On a permanent mooring the buoy end of the mooring line would normally be attached with a shackle with a thimble spliced into the rope protecting the line from chafe, the problem with a temporary mooring is that it is not really practical to wire the shackle pin and they can come undone. It happened to me in Fowey a few years ago, I had tightened a seriously big galvanised shackle pin as tight as I could without tools and a couple of days later the pin was gone. Fortunately I always have a back up so the boat did not disappear out to sea. A carabiner or proprietary clip of some sort will work but can be expensive and more than one may be required to cope with different sizes of attachment points.

A more flexible and cheaper option is a rope - chain - rope bridle. Lengths of nylon line, either cable laid or platted, is spliced to each end of a length of chain and the bridle adjusted so that the chain runs through the loop on the buoy or as in this case (in St Helen's Pool, Isles of Scilly) through a link in a length of heavy chain. They can be purchased from a rigger or from at least one on line chandler (Jimmy Green) but are easy to make yourself, a 3 strand rope to chain splice is as easy as splices come, and far cheaper.  

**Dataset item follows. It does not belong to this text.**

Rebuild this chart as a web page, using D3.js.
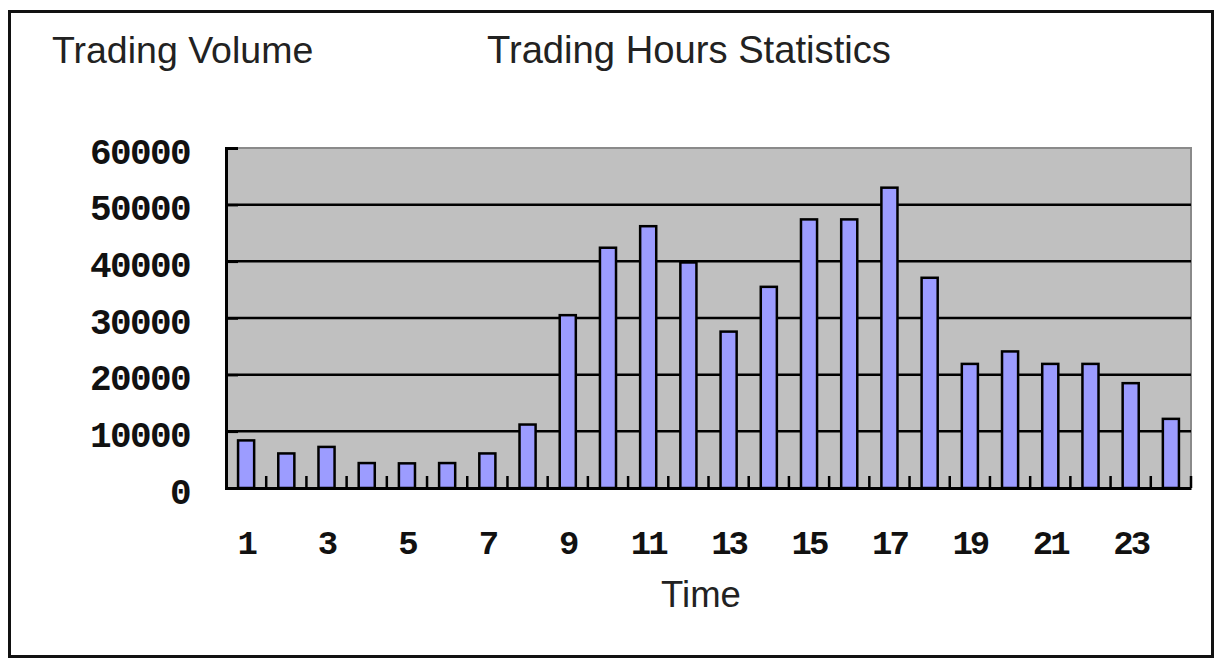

Sancerre lying to a rope-chain-rope bridle. Note a safety line
going a different route (bow roller and a different link of
the chain) to minimise the chance of chafe. The pick up buoy
is hung over the pulpit to stop it banging against the hull -
very annoying when you are tying to sleep. The bridle is of 8mm
chain and 12mm rope, a little light weight for a serious blow or
for a permanent mooring but light and easy to set up, I also
have one with 16mm rope and 10mm chain which has a break
load of over 5 Tonnes.
The above picture also shows how to minimise instability, the bridle has one end through the port fairlead, the other through the starboard, the boat in the video has rope going out and back on the same side.

P.S. I’m on a mooring in Tobermory in a very moderate wind, the buoys (now) have very heavy rope strops attached. Those of us with that taken through the bow roller are stable. Several boats with anchors stowed on the roller have the bridle taken to a fairlead in some cases well back from the bow, they are swinging up to 90 degrees. This could be resolved by putting aline from the strop to the fairlead on the other side forming a “Y”.